= Gesellschaft der Associierten =

Association of music-enjoying aristocrats in Vienna, Austria

The Gesellschaft der Associierten was an association of music-loving noblemen centered in Vienna and founded by Baron Gottfried van Swieten in 1786. The society sponsored concerts, often reviving music from the past, and also commissioned new works.

== History ==

The founder, Gottfried van Swieten, had an extremely strong interest in music, particularly in the revival of music by great composers of the past such as J. S. Bach and Handel. However, van Swieten was himself only a baron, and was originally a commoner (his father, Gerhard van Swieten, had been the personal physician of Empress Maria Theresa and had been elevated to the nobility during Gottfried's own lifetime). Thus van Swieten lacked the vast wealth held by the older nobility, who possessed great landed estates in the hinterlands of the Empire. By recruiting a group of fellow music-lovers from the upper nobility, van Swieten was able to fund concert productions that would have been beyond his personal means.

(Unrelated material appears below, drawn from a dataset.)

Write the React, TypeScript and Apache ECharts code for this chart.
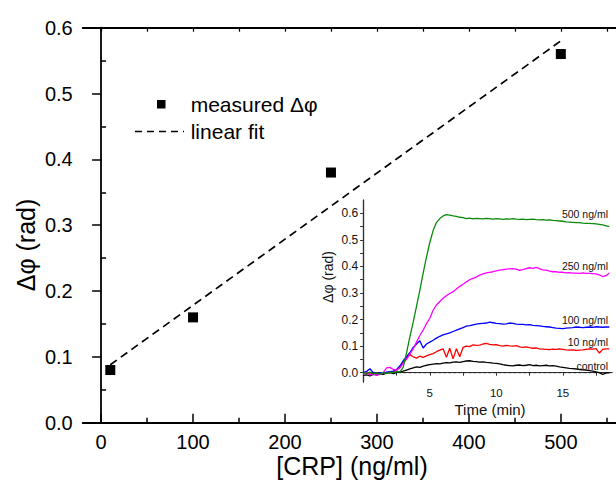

There were, according to Theophil Antonicek, actually two organizations that bore this name. The original, founded in 1786, was called the "Gesellschaft der associierten Cavaliers", "Society of Associated Noblemen". This was dissolved in 1792, perhaps in conjunction with Baron van Swieten's fall from political power (he lost his principal positions on December 5, 1791, the day his protégé Mozart died). In 1799, the society was refounded with the curious name "Gesellschaft der Associierten" ("Society of the Associated"). For both the earlier and the later incarnations of the group, van Swieten served as "Secretär", secretary.

The organization's concerts were first given in one of the palaces of the members or in the large hall of the Imperial Library, then in a public performance in the Burgtheater or Jahn's Hall.

The Gesellschaft der Associierten endured until 1808, five years after van Swieten's death. The task of sponsoring concerts was soon taken up again by the Gesellschaft der Musikfreunde, founded 1812.

The name of the organization is translated in various ways into English, usually without distinguishing the two original versions. Timothy Bell renders it as "Society of Associated Cavaliers"; the translators of Deutsch (1965, 330) render it as "Society of Noblemen".

==Membership==
The nobleman who took the most important role in Swieten's society was Prince Joseph Schwarzenberg, whose palace in central Vienna served as the venue for most of the society's productions. Schwarzenberg was a successful banker, and served the society as its business manager. He also made payments to Joseph Haydn above and beyond his obligations as a member of the society, and facilitated the handling of the large crowds that appeared at his palace for the concerts, in particular paying for sentry/police coverage as well as compensating the flour merchants for the business they lost due to the crush of people.

In his biography of Joseph Haydn (1810), Georg August Griesinger gave a list of the members, as follows.

- Princes
  - Liechtenstein
  - Esterházy
  - Schwarzenberg
  - Lobkowicz
  - Auersberg
  - Kinsky
  - Lichnowsky
  - Trautmannsdorf
  - Sinzendorf
- Counts
  - Czernin
  - Harrach
  - Erdödy; see also String Quartets, Op. 76 (Haydn)
  - Apponyi
  - Fries; see Violin Sonata No. 5 (Beethoven)

Haydn biographer Albert Christoph Dies, considered less reliable than Griesinger, adds a Count Marschall and a Baron von Spielmann. and omits various names given by Griesinger.

==Mozart==

Wolfgang Amadeus Mozart took on the task of conducting the Gesellschaft's concerts in 1788. In addition to having him conduct, the Gesellschaft commissioned Mozart to prepare four works by Handel for performance according to contemporary taste:

- Acis and Galatea, performed in (approximately) November 1788 in Jahn's Hall.
- The oratorio Messiah, for which Mozart wrote new parts for flutes, clarinets, bassoons, horns, and trombones, as well as more notes for the timpani (1789).
- the Ode for St Cecilia’s Day (1790)
- Alexander’s Feast (1790)

The Gesellschaft's concerts were an important source of income for Mozart during this time, when he was experiencing severe financial worries.

==Haydn==

The Gesellschaft sponsored the composition and premieres of Joseph Haydn's last three oratorios. These were his The Seven Last Words of Christ (1795–1796), an oratorio reworking of an earlier orchestral piece; The Creation (1798); and The Seasons (1801).

The Gesellschaft der Associierten provided financial guarantees needed for Haydn to undertake these long-term projects. They also awarded Haydn a substantial honorarium on completion of these works, and arranged for benefit performances from which the proceeds would be Haydn's. Dies (1810) reported that the Creation benefit yielded 9000 florins, a large sum, and that the Seasons benefit was "not so lucrative".